House Votes to Lift Drilling Moratorium
Article audio sponsored by The John Birch Society

On Thursday, May 12, the United States House of Representatives voted 243 to 179 to lift the offshore oil drilling moratorium. The bill could allow further oil and gas exploration in American oceans. Entitled the “Reversing President Obama’s Offshore Moratorium Act,” the House-passed legislation demands that the Interior Department set a production goal of three million barrels of oil per day for it 2012-2017 leasing plan.

Three years ago, the House and Senate lifted a 27-year congressional ban on off-shore drilling in the Arctic, Atlantic, and Pacific Oceans. At the same time, then-President George W. Bush lifted a presidential ban on offshore drilling that was implemented by his father, George H.W. Bush, and maintained by President Clinton.

When President Obama was elected, he purported to want to expand on the plan with further oil and gas exploration, though that plan did not include the Northeast or West coasts, since Obama’s supporters in those areas were opposed to drilling. Obama’s plan instead included the Arctic and the Gulf of Mexico.

The British Petroleum oil spill of April 2010 put an end to those plans, however. The spill prompted a six-month moratorium on oil exploration in the Atlantic and Gulf, which was scheduled to expire on November 30, 2010.

On December 1, 2010, however, Interior Secretary Ken Salazar implemented another moratorium, which would remain in effect for seven years.

In order to reach that national goal of three million barrels of oil per day, the bill requires the sale of leases off the coast of Southern California, in the Arctic Ocean, off Alaska’s Bristol Bay, and in the Atlantic Ocean from Maine to North Carolina.

According to Fox News, the specifics of the bill are as follows:

  • Require the administration to allow drilling in at least 50 percent of the Outer Continental Shelf areas known to contain the most oil and gas. Specifically, that means southern California, the Arctic, mid-Atlantic and Eastern Gulf of Mexico.
  • Open up other areas in the southern Atlantic and allow governors there to to opt in to the plan if they chose.
  • Require the federal government to establish production targets for oil and gas. Currently, that would mean 3 million barrels a day of oil, or roughly three times more than the U.S. currently produces from offshore sources.

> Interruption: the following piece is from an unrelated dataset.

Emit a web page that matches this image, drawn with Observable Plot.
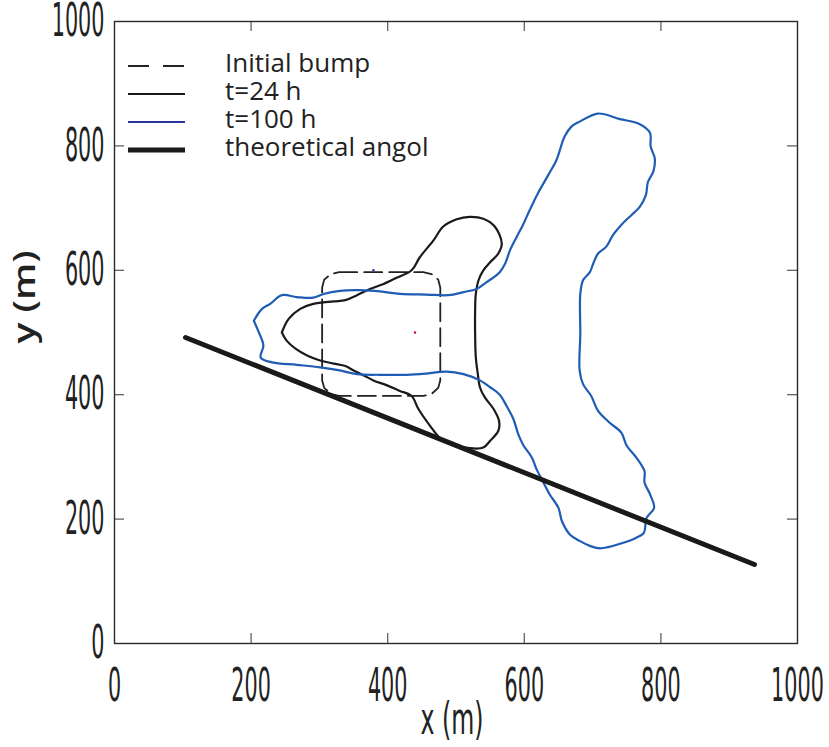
<!DOCTYPE html>
<html>
<head>
<meta charset="utf-8">
<script src="https://cdn.jsdelivr.net/npm/d3@7"></script>
<script src="https://cdn.jsdelivr.net/npm/@observablehq/plot@0.6"></script>
<style>
  body { margin: 0; background: #fff; }
  #wrap { position: relative; width: 829px; height: 747px; background: #fff; }
  #legend { position: absolute; left: 128px; top: 0; font-family: "Open Sans", sans-serif; font-size: 26px; color: #222; }
  #legend .row { position: absolute; left: 0; height: 28px; white-space: nowrap; }
  #legend svg { position: absolute; left: 0; top: 0; }
  #legend span { position: absolute; display: block; left: 97px; top: -3px; height: 26px; line-height: 26px; overflow: visible; }
</style>
</head>
<body>
<div id="wrap"></div>
<script>
// ---- axes ----
const xDomain = [0, 1000];
const yDomain = [0, 1000];
const xTicks = [0, 200, 400, 600, 800, 1000];
const yTicks = [0, 200, 400, 600, 800, 1000];
const innerTicksX = [200, 400, 600, 800];
const innerTicksY = [200, 400, 600, 800];
const xLabel = "x (m)";
const yLabel = "y (m)";

// ---- Initial bump (dashed rounded square) ----
const bumpX = [329, 452, 464, 474, 477, 477, 474, 464, 452, 329, 317, 307, 304, 304, 307, 317, 329];
const bumpY = [597, 597, 594, 585, 572, 423, 411, 401, 398, 398, 401, 411, 423, 572, 585, 594, 597];

// ---- t = 24 h contour ----
const t24X = [245, 255, 272, 291, 321, 338, 355, 374, 394, 413, 435, 447, 467, 481, 501, 520, 540, 557, 567, 562,
              550, 540, 533, 529, 528, 528, 529, 532, 535, 542, 555, 563, 562, 550, 540, 520, 496, 477, 462, 445,
              435, 418, 399, 379, 365, 350, 338, 321, 301, 282, 265, 252, 245];
const t24Y = [500, 522, 538, 546, 550, 552, 560, 570, 578, 588, 600, 621, 648, 670, 682, 686, 683, 670, 643, 627,
              613, 600, 584, 562, 535, 498, 460, 433, 412, 396, 377, 358, 342, 326, 315, 314, 320, 330, 350, 377,
              398, 406, 415, 423, 431, 439, 446, 450, 455, 463, 474, 487, 500];

// ---- t = 100 h contour ----
const t100X = [204, 216, 228, 245, 267, 291, 306, 330, 360, 389, 418, 457, 489, 511, 530,
               545, 564, 572, 579, 589, 598, 608, 620, 635, 647, 659, 669, 681, 708, 740, 767, 784, 785, 791, 789,
               781, 778, 769, 757, 742, 730, 720, 708, 701, 696, 686, 682,
               682, 681, 686, 698, 708, 725, 742, 750, 764, 776, 776, 784, 790, 779, 775, 764, 745, 711, 696, 681,
               667, 655, 650, 637, 628, 618, 611, 598, 591, 584, 574, 564,
               550, 535, 511, 486, 457, 428, 389, 355, 330, 301, 267, 231, 214, 218, 211, 204];
const t100Y = [519, 538, 546, 560, 557, 556, 562, 567, 568, 566, 562, 561, 560, 565, 570,
               581, 597, 611, 632, 654, 673, 697, 724, 753, 777, 815, 831, 839, 852, 843, 836, 821, 799, 780, 759,
               742, 721, 702, 689, 673, 657, 638, 627, 611, 597, 584, 562,
               498, 439, 417, 398, 374, 355, 339, 318, 299, 277, 259, 240, 218, 202, 178, 170, 162, 153, 157, 165,
               175, 197, 218, 240, 259, 280, 299, 320, 337, 361, 382, 400,
               412, 423, 433, 437, 434, 432, 432, 433, 439, 444, 448, 452, 460, 479, 501, 519];

// ---- theoretical angle line ----
const angolX = [104, 937];
const angolY = [492, 127];

// ---- tiny markers ----
const markX = [440, 379];
const markY = [500, 600];
const markColor = ["#c8102e", "#2b35a0"];

// ---- legend ----
const legendLabels = ["Initial bump", "t=24 h", "t=100 h", "theoretical angol"];
const legendColors = ["#222222", "#1a1a1a", "#2b35a0", "#1a1a1a"];
const legendWidths = [2.2, 2, 2, 5];
const legendDash = ["21,14", null, null, null];

const pts = (xs, ys) => xs.map((x, i) => ({x, y: ys[i]}));

const W = 829, H = 747, mL = 114, mR = 32, mT = 21, mB = 104;
const frameW = W - mL - mR, frameH = H - mT - mB;
const tickLen = 10;

const chart = Plot.plot({
  width: W, height: H,
  marginLeft: mL, marginRight: mR, marginTop: mT, marginBottom: mB,
  x: {domain: xDomain},
  y: {domain: yDomain},
  style: {fontFamily: "'Liberation Sans Narrow', 'DejaVu Sans Condensed', sans-serif", fontSize: "46px", color: "#222", background: "#fff", overflow: "visible"},
  marks: [
    Plot.line(pts(bumpX, bumpY), {x: "x", y: "y", stroke: "#222", strokeWidth: 1.8, strokeDasharray: "18,7"}),
    Plot.line(pts(t24X, t24Y), {x: "x", y: "y", stroke: "#1a1a1a", strokeWidth: 2.2, curve: "catmull-rom"}),
    Plot.line(pts(t100X, t100Y), {x: "x", y: "y", stroke: "#1f5db4", strokeWidth: 2.2, curve: "catmull-rom"}),
    Plot.line(pts(angolX, angolY), {x: "x", y: "y", stroke: "#1a1a1a", strokeWidth: 5}),
    Plot.dot(pts(markX, markY).map((d, i) => ({...d, c: markColor[i]})), {x: "x", y: "y", r: 1.2, fill: "c", stroke: null}),
    Plot.tickX(innerTicksX, {x: d => d, stroke: "#555", strokeWidth: 1.2, insetTop: frameH - tickLen}),
    Plot.tickX(innerTicksX, {x: d => d, stroke: "#555", strokeWidth: 1.2, insetBottom: frameH - tickLen}),
    Plot.tickY(innerTicksY, {y: d => d, stroke: "#555", strokeWidth: 1.2, insetRight: frameW - tickLen}),
    Plot.tickY(innerTicksY, {y: d => d, stroke: "#555", strokeWidth: 1.2, insetLeft: frameW - tickLen}),
    Plot.frame({stroke: "#2a2a2a", strokeWidth: 1.4}),
    Plot.axisX({ticks: xTicks, tickSize: 0, tickPadding: 25, label: null, fontSize: 46, tickFormat: d => String(d)}),
    Plot.axisY({ticks: yTicks, tickSize: 0, tickPadding: 10, label: null, fontSize: 46, tickFormat: d => String(d)}),
    Plot.text([xLabel], {text: d => d, frameAnchor: "bottom", dx: -4, dy: 90, fontSize: 44, fill: "#222"}),
    Plot.text([yLabel], {text: d => d, frameAnchor: "left", rotate: -90, dx: -89, dy: 11, fontSize: 30, fontFamily: "'Open Sans', sans-serif", fontWeight: 600, fill: "#222"})
  ]
});

const wrap = document.getElementById("wrap");
wrap.appendChild(chart);

// condense texts (reference uses a very narrow face)
d3.select(chart).selectAll("text").each(function() {
  const t = this.textContent;
  let len = null;
  if (t === xLabel) len = 63;
  else if (t === yLabel) len = 93;
  else if (/^\d+$/.test(t)) len = 13.2 * t.length;
  if (len != null) {
    this.setAttribute("textLength", len.toFixed(1));
    this.setAttribute("lengthAdjust", "spacingAndGlyphs");
  }
});

// legend (inside the axes, top-left)
const legend = document.createElement("div");
legend.id = "legend";
legendLabels.forEach((lab, i) => {
  const row = document.createElement("div");
  row.className = "row";
  row.style.top = (52 + i * 28) + "px";
  const s = d3.create("svg").attr("width", 60).attr("height", 28);
  s.append("line").attr("x1", 0).attr("x2", 57).attr("y1", 14).attr("y2", 14)
    .attr("stroke", legendColors[i]).attr("stroke-width", legendWidths[i])
    .attr("stroke-dasharray", legendDash[i]);
  row.appendChild(s.node());
  const sp = document.createElement("span");
  sp.textContent = lab;
  row.appendChild(sp);
  legend.appendChild(row);
});
wrap.appendChild(legend);
</script>
</body>
</html>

Republican supporters of the bill contend that it, coupled with two other drilling bills that had been passed earlier in the month, can create over 1 million jobs and can reduce the price of oil. According to the Congressional Budget Office, the offshore lease sales alone could bring in $800 million over the next ten years.

Perhaps not surprisingly, the Obama administration has articulated its opposition to the bill, claiming that the proposal allegedly undermines the current leasing process. The White House also asserts that the new measure mandates drilling leases without requiring the input of those states affected by the leases.

It will also reduce American dependence on foreign oil by as much as one-third in approximately 10 years.

Randall Luthi, president of the National Ocean Industries Association, explains, “We would probably have enough oil to drive our 60 million cars for about 25 years and heat 60 million homes for probably about 50 years.” He adds, “For 25 years, as other nations of the world were actively exploring their Outer Continental Shelf, we basically shut off all the West Coast and East Coast. This bill will help at least open up the idea of looking at these areas again.”

Advocates of the bill note its necessity, as 98 percent of America’s offshore oil is virtually off-limits, and gas has reached, and in some cases surpassed, $4 per gallon.

Republicans assert President Obama is the one thing standing between America and its own resources and believe that the President’s plan was never to expand offshore drilling, but to in fact cut off large portions of coastal waters to exploration. Evidence of this assessment can be found in the fact that after President Obama imposed the six month drilling moratorium in the United States, he approved a transfer of $2 billion in American tax dollars to help fund the oil exploration of the Brazilian oil company Petrobras, a company that was drilling at nearly twice the depth that was banned in the United States. By banning deepwater drilling in the United States, President Obama was virtually eliminating all American competitors of Petrobras.

Opponents in California have already announced that they will fight plans to drill off their coast, even if it would turn out 10 billion barrels of oil. California’s Lt. Gov. Gavin Newscom said of the bills passed this month, “These three measures do nothing to reduce gasoline prices but would increase the risk of another oil disaster and open pristine areas to drilling. This package of bills is contradictory to the renewable energy policies we should be pursuing.”

Tupper Hull of the Western States Petroleum Association disagrees. “The reality is, according to the U.S. Department of Energy, in 2035 better than 80 percent of our energy will come from fossil fuels. And that assumes an explosive growth in volume of the alternative and renewable fuels.”

Unfortunately, it seems unlikely that the passed legislation will be heard on the Senate floor, as indicated by Senate Majority Leader Harry Reid. Republicans may instead have to add amendments to existing bills that could result in limited and narrow offshore drilling.